• [Stated problem]: Please, without the pictures, retype exactly the lines from the start of the material through the line that holds "const mseTicks = [0, 0.05, 0.1, 0.15, 0.2, 0.25];".

== Data block ==

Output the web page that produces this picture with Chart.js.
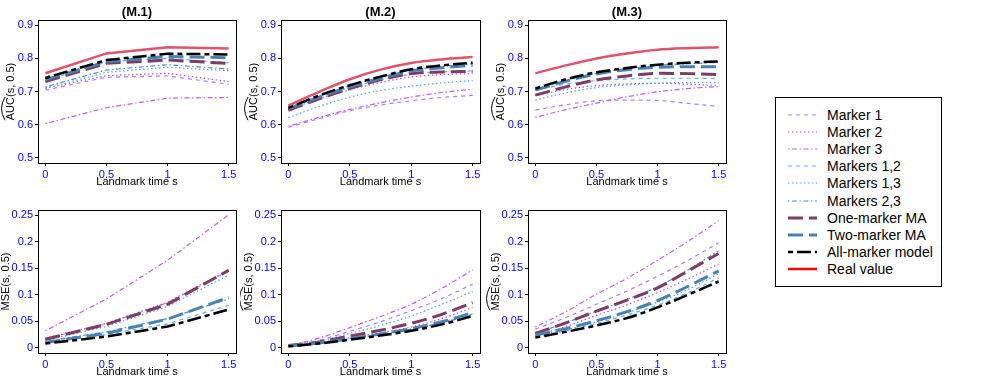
<!DOCTYPE html>
<html>
<head>
<meta charset="utf-8">
<script src="https://cdn.jsdelivr.net/npm/chart.js@4.4.1/dist/chart.umd.min.js"></script>
<style>
  body { margin: 0; background: #fff; font-family: Arial, "Liberation Sans", sans-serif; }
  #wrap { position: relative; width: 981px; height: 382px; overflow: hidden; }
  #wrap canvas { position: absolute; }
  #legend { position: absolute; left: 775px; top: 97px; width: 167px; height: 190px;
            border: 1px solid #000; box-sizing: border-box; }
  .row { position: absolute; left: 0; height: 18px; width: 165px; }
  .row svg { position: absolute; left: 11px; top: 7px; }
  .row span { position: absolute; left: 51px; top: 0; line-height: 18px; font-size: 14px; color: #000; white-space: nowrap; }
</style>
</head>
<body>
<div id="wrap">
  <canvas id="a1"></canvas><canvas id="a2"></canvas><canvas id="a3"></canvas>
  <canvas id="b1"></canvas><canvas id="b2"></canvas><canvas id="b3"></canvas>
  <div id="legend"></div>
</div>
<script>
// landmark times
const sM1 = [0, 0.5, 1, 1.5];
const sM23 = [0, 0.25, 0.5, 0.75, 1, 1.25, 1.5];

const seriesNames = ["Marker 1", "Marker 2", "Marker 3", "Markers 1,2", "Markers 1,3", "Markers 2,3",
  "One-marker MA", "Two-marker MA", "All-marker model", "Real value"];

const xTicks = [0, 0.5, 1, 1.5];
const aucTicks = [0.5, 0.6, 0.7, 0.8, 0.9];
const mseTicks = [0, 0.05, 0.1, 0.15, 0.2, 0.25];

// AUC(s, 0.5), rows follow seriesNames
const aucM1 = [
  [0.704, 0.743, 0.747, 0.722],
  [0.710, 0.748, 0.755, 0.730],
  [0.603, 0.651, 0.680, 0.682],
  [0.733, 0.790, 0.800, 0.787],
  [0.709, 0.758, 0.773, 0.763],
  [0.714, 0.765, 0.781, 0.768],
  [0.730, 0.785, 0.795, 0.785],
  [0.736, 0.790, 0.806, 0.802],
  [0.741, 0.795, 0.814, 0.812],
  [0.755, 0.815, 0.834, 0.830]
];
const aucM2 = [
  [0.592, 0.618, 0.642, 0.659, 0.672, 0.682, 0.688],
  [0.645, 0.678, 0.705, 0.727, 0.744, 0.751, 0.754],
  [0.595, 0.622, 0.646, 0.666, 0.683, 0.697, 0.707],
  [0.648, 0.682, 0.712, 0.735, 0.752, 0.759, 0.762],
  [0.621, 0.655, 0.683, 0.703, 0.716, 0.726, 0.733],
  [0.650, 0.686, 0.717, 0.743, 0.764, 0.776, 0.784],
  [0.643, 0.678, 0.709, 0.735, 0.754, 0.759, 0.761],
  [0.648, 0.683, 0.714, 0.740, 0.762, 0.772, 0.779],
  [0.651, 0.688, 0.719, 0.745, 0.767, 0.779, 0.787],
  [0.658, 0.699, 0.737, 0.766, 0.786, 0.797, 0.804]
];
const aucM3 = [
  [0.644, 0.660, 0.672, 0.674, 0.673, 0.664, 0.655],
  [0.688, 0.706, 0.718, 0.723, 0.725, 0.722, 0.718],
  [0.622, 0.645, 0.665, 0.684, 0.699, 0.709, 0.715],
  [0.705, 0.722, 0.733, 0.738, 0.740, 0.740, 0.739],
  [0.674, 0.696, 0.712, 0.720, 0.725, 0.727, 0.727],
  [0.706, 0.734, 0.755, 0.769, 0.779, 0.784, 0.788],
  [0.689, 0.714, 0.735, 0.747, 0.755, 0.754, 0.751],
  [0.704, 0.731, 0.753, 0.766, 0.773, 0.775, 0.775],
  [0.709, 0.737, 0.758, 0.771, 0.781, 0.787, 0.791],
  [0.755, 0.779, 0.800, 0.815, 0.826, 0.831, 0.834]
];

// MSE(s, 0.5), no real value row
const mseM1 = [
  [0.017, 0.045, 0.085, 0.145],
  [0.018, 0.046, 0.086, 0.147],
  [0.032, 0.092, 0.165, 0.251],
  [0.010, 0.025, 0.045, 0.080],
  [0.014, 0.040, 0.078, 0.137],
  [0.012, 0.030, 0.055, 0.092],
  [0.016, 0.044, 0.082, 0.146],
  [0.010, 0.027, 0.054, 0.095],
  [0.008, 0.021, 0.040, 0.072],
  null
];
const mseM2 = [
  [0.003, 0.014, 0.031, 0.049, 0.070, 0.093, 0.120],
  [0.003, 0.010, 0.019, 0.028, 0.039, 0.055, 0.076],
  [0.004, 0.018, 0.038, 0.059, 0.082, 0.112, 0.147],
  [0.003, 0.009, 0.017, 0.026, 0.035, 0.048, 0.064],
  [0.003, 0.012, 0.027, 0.042, 0.060, 0.082, 0.106],
  [0.003, 0.009, 0.017, 0.025, 0.035, 0.047, 0.063],
  [0.004, 0.011, 0.022, 0.033, 0.046, 0.063, 0.085],
  [0.003, 0.009, 0.017, 0.026, 0.036, 0.049, 0.066],
  [0.0025, 0.008, 0.015, 0.023, 0.032, 0.044, 0.060],
  null
];
const mseM3 = [
  [0.035, 0.057, 0.082, 0.107, 0.135, 0.165, 0.198],
  [0.022, 0.040, 0.061, 0.081, 0.104, 0.130, 0.158],
  [0.039, 0.068, 0.101, 0.131, 0.165, 0.201, 0.240],
  [0.021, 0.032, 0.046, 0.062, 0.080, 0.104, 0.132],
  [0.022, 0.034, 0.049, 0.066, 0.086, 0.110, 0.140],
  [0.027, 0.047, 0.069, 0.091, 0.115, 0.147, 0.183],
  [0.027, 0.047, 0.069, 0.090, 0.113, 0.145, 0.178],
  [0.024, 0.036, 0.051, 0.068, 0.089, 0.116, 0.145],
  [0.019, 0.030, 0.042, 0.056, 0.076, 0.100, 0.125],
  null
];

// styles
const lineColors = ["#a97cff", "#b64fd8", "#c85ae8", "#5aaeff", "#4aa3ee", "#4a8fd0",
  "#7f3b63", "#4682b4", "#000000", "#df536b"];
const legendColors = lineColors.slice(0, 9).concat(["#ff0000"]);
const lineWidths = [1.2, 1.2, 1.2, 1.2, 1.2, 1.2, 3, 3, 2.5, 2.5];
const lineDashes = [[4, 4], [1.5, 2.5], [1.5, 2.5, 5, 2.5], [4, 4], [1.5, 2.5], [1.5, 2.5, 5, 2.5],
  [15, 6], [15, 6], [5, 4, 14, 4], []];

const FONT = 'Arial, "Liberation Sans", sans-serif';

// box, title and hatted y label, drawn like base R
const decor = {
  id: "decor",
  afterDraw(chart, args, o) {
    const { ctx, chartArea: a } = chart;
    ctx.save();
    ctx.strokeStyle = "#000";
    ctx.lineWidth = 1;
    ctx.strokeRect(Math.round(a.left) + 0.5, Math.round(a.top) + 0.5,
      Math.round(a.right - a.left), Math.round(a.bottom - a.top));
    ctx.fillStyle = "#000";
    if (o.title) {
      ctx.font = "bold 13px " + FONT;
      ctx.textAlign = "center";
      ctx.textBaseline = "middle";
      ctx.fillText(o.title, (a.left + a.right) / 2, o.titleY);
    }
    ctx.translate(a.left - o.labOff, (a.top + a.bottom) / 2);
    ctx.rotate(-Math.PI / 2);
    ctx.font = "11px " + FONT;
    const full = o.word + "(s, 0.5)";
    const W = ctx.measureText(full).width;
    const w1 = ctx.measureText(o.word).width;
    ctx.textAlign = "left";
    ctx.textBaseline = "middle";
    ctx.fillText(full, -W / 2, 0);
    const x0 = -W / 2, x1 = -W / 2 + w1, yb = -6;
    ctx.beginPath();
    ctx.moveTo(x0, yb);
    ctx.quadraticCurveTo((x0 + x1) / 2, yb - 7, x1, yb);
    ctx.stroke();
    ctx.restore();
  }
};

function makePanel(id, geo, xs, rows, yMin, yMax, yTicks, word, title, smooth) {
  const cv = document.getElementById(id);
  cv.width = geo.w; cv.height = geo.h;
  cv.style.left = geo.x + "px"; cv.style.top = geo.y + "px";
  const datasets = [];
  rows.forEach((row, i) => {
    if (!row) return;
    datasets.push({
      label: seriesNames[i],
      data: row.map((v, j) => ({ x: xs[j], y: v })),
      borderColor: lineColors[i],
      borderWidth: lineWidths[i],
      borderDash: lineDashes[i],
      pointRadius: 0,
      fill: false,
      tension: 0,
      cubicInterpolationMode: smooth ? "monotone" : "default",
      order: seriesNames.length - i
    });
  });
  const tickFont = { family: FONT, size: 11 };
  new Chart(cv, {
    type: "line",
    data: { datasets },
    options: {
      responsive: false,
      animation: false,
      devicePixelRatio: 1,
      layout: { padding: { left: 0, top: geo.boxT - geo.y, right: geo.x + geo.w - geo.boxR, bottom: 0 } },
      plugins: {
        legend: { display: false },
        tooltip: { enabled: false },
        decor: { title, titleY: 12, labOff: word === "AUC" ? 27 : 32, word }
      },
      scales: {
        x: {
          type: "linear", min: -0.06, max: 1.56,
          afterBuildTicks: s => { s.ticks = xTicks.map(v => ({ value: v })); },
          afterFit: s => { s.height = geo.y + geo.h - geo.boxB; },
          ticks: { color: "#0000ff", font: tickFont, padding: 2, maxRotation: 0, autoSkip: false,
                   callback: v => String(v) },
          grid: { drawOnChartArea: false, drawTicks: true, tickLength: 3, color: "#000" },
          border: { display: false },
          title: { display: true, text: "Landmark time s", color: "#000",
                   font: { family: FONT, size: 11 }, padding: { top: 0, bottom: geo.xTitlePad } }
        },
        y: {
          type: "linear", min: yMin, max: yMax,
          afterBuildTicks: s => { s.ticks = yTicks.map(v => ({ value: v })); },
          afterFit: s => { s.width = geo.boxL - geo.x; },
          ticks: { color: "#0000ff", font: tickFont, padding: 2, autoSkip: false,
                   callback: v => String(+v.toFixed(2)) },
          grid: { drawOnChartArea: false, drawTicks: true, tickLength: 3, color: "#000" },
          border: { display: false }
        }
      }
    },
    plugins: [decor]
  });
}

const rowTop = { y: 0, h: 191, boxT: 20, boxB: 163, xTitlePad: 2 };
const rowBot = { y: 191, h: 191, boxT: 210, boxB: 353, xTitlePad: 3 };
const col1 = { x: 0, w: 240, boxL: 38, boxR: 236 };
const col2 = { x: 240, w: 248, boxL: 281, boxR: 480 };
const col3 = { x: 486, w: 254, boxL: 528, boxR: 726 };

makePanel("a1", { ...rowTop, ...col1 }, sM1, aucM1, 0.484, 0.916, aucTicks, "AUC", "(M.1)", false);
makePanel("a2", { ...rowTop, ...col2 }, sM23, aucM2, 0.484, 0.916, aucTicks, "AUC", "(M.2)", true);
makePanel("a3", { ...rowTop, ...col3 }, sM23, aucM3, 0.484, 0.916, aucTicks, "AUC", "(M.3)", true);
makePanel("b1", { ...rowBot, ...col1 }, sM1, mseM1, -0.01, 0.26, mseTicks, "MSE", null, false);
makePanel("b2", { ...rowBot, ...col2 }, sM23, mseM2, -0.01, 0.26, mseTicks, "MSE", null, true);
makePanel("b3", { ...rowBot, ...col3 }, sM23, mseM3, -0.01, 0.26, mseTicks, "MSE", null, true);

// legend
const legendBox = document.getElementById("legend");
seriesNames.forEach((name, i) => {
  const row = document.createElement("div");
  row.className = "row";
  row.style.top = (17 + i * 17.1 - 9) + "px";
  const dash = lineDashes[i].length ? lineDashes[i].join(" ") : "none";
  row.innerHTML = '<svg width="32" height="4"><line x1="1" y1="2" x2="30" y2="2" stroke="' + legendColors[i] +
    '" stroke-width="' + lineWidths[i] + '" stroke-dasharray="' + dash + '"/></svg><span>' + name + '</span>';
  legendBox.appendChild(row);
});
</script>
</body>
</html>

===

• [Answer in full]:
Output the web page that produces this picture with Chart.js.
<!DOCTYPE html>
<html>
<head>
<meta charset="utf-8">
<script src="https://cdn.jsdelivr.net/npm/chart.js@4.4.1/dist/chart.umd.min.js"></script>
<style>
  body { margin: 0; background: #fff; font-family: Arial, "Liberation Sans", sans-serif; }
  #wrap { position: relative; width: 981px; height: 382px; overflow: hidden; }
  #wrap canvas { position: absolute; }
  #legend { position: absolute; left: 775px; top: 97px; width: 167px; height: 190px;
            border: 1px solid #000; box-sizing: border-box; }
  .row { position: absolute; left: 0; height: 18px; width: 165px; }
  .row svg { position: absolute; left: 11px; top: 7px; }
  .row span { position: absolute; left: 51px; top: 0; line-height: 18px; font-size: 14px; color: #000; white-space: nowrap; }
</style>
</head>
<body>
<div id="wrap">
  <canvas id="a1"></canvas><canvas id="a2"></canvas><canvas id="a3"></canvas>
  <canvas id="b1"></canvas><canvas id="b2"></canvas><canvas id="b3"></canvas>
  <div id="legend"></div>
</div>
<script>
// landmark times
const sM1 = [0, 0.5, 1, 1.5];
const sM23 = [0, 0.25, 0.5, 0.75, 1, 1.25, 1.5];

const seriesNames = ["Marker 1", "Marker 2", "Marker 3", "Markers 1,2", "Markers 1,3", "Markers 2,3",
  "One-marker MA", "Two-marker MA", "All-marker model", "Real value"];

const xTicks = [0, 0.5, 1, 1.5];
const aucTicks = [0.5, 0.6, 0.7, 0.8, 0.9];
const mseTicks = [0, 0.05, 0.1, 0.15, 0.2, 0.25];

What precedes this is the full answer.